Blockchain token sale nets $25 million in under 15 minutes


    By Gertrude Chavez-Dreyfuss

    NEW YORK (Reuters) – Aragon, a project that creates software to manage companies, has raised $25 million in under 15 minutes late on Wednesday with the sale of its own token, said Luis Cuende, the project’s co-founder.

    The proceeds were the second-largest amount received by a start-up operating in the blockchain or distributed ledger space, Cuende said. Aragon’s coin is called Aragon Network Token.

    Cuende, 21, said Aragon is the first management tool developed specifically to decentralize the creation and maintenance of companies around the world.

    Aragon was built on ethereum, a public blockchain similar to bitcoin’s.

    Aragon requires only the internet to function, implementing basic features such as governance, fundraising, payroll and accounting.

    “What we make is software for people to organize themselves and run businesses using blockchain technology,” said Cuende.

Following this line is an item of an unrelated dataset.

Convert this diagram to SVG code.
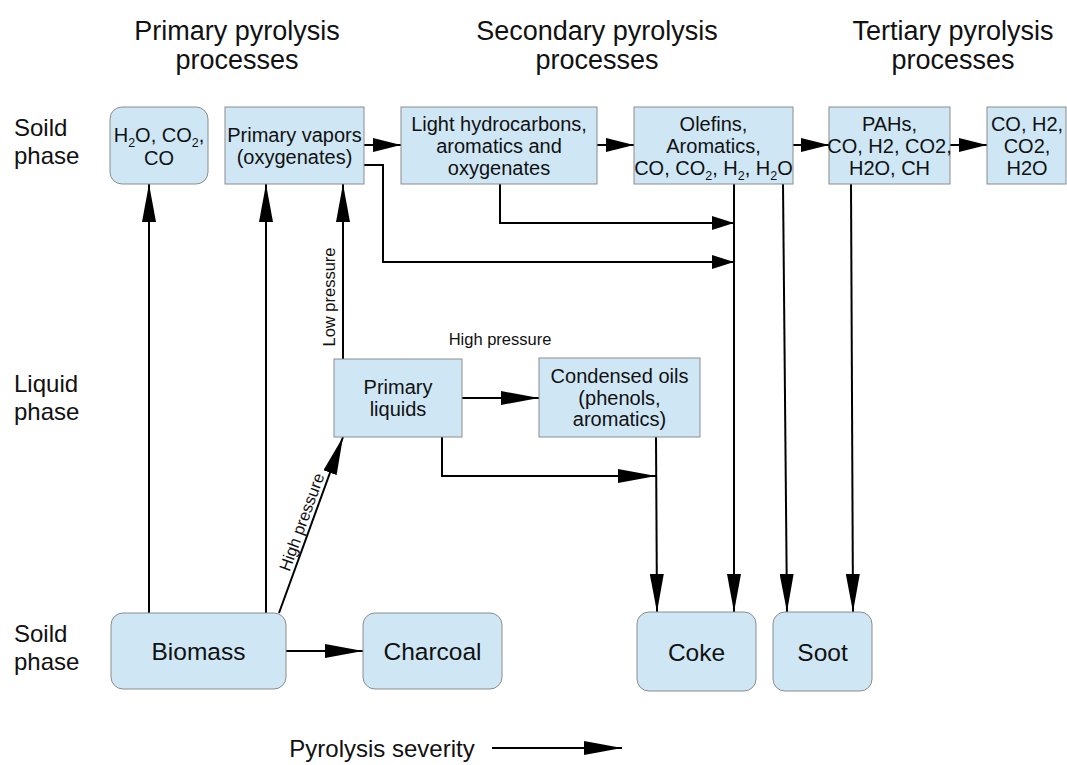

    “They don’t have to interact with banks or lawyers if they don’t want to. They can be in the field of service they want and they don’t have to do all these requirements.”

    Cuende, who started his first software project at age 12, did not expect the offering to raise that much money for Aragon.

    “If you had asked me two months ago, $25 million was like five times what I was dreaming of,” Cuende said in an interview.

    The largest funding raised in a so-called “initial coin offering” (ICO) was $150 million in May 2016 by a blockchain solutions company called for The DAO, a crowd-funded venture capital fund.

    Aragon is one of numerous blockchain start-ups and projects that have raised capital by creating their own tokens or digital currencies and selling them to the public through ICOs.

    With the funds raised, Aragon will focus on further developing its software, implementing security audits and hiring additional developers and operational staff, bringing the team to 10 people this year.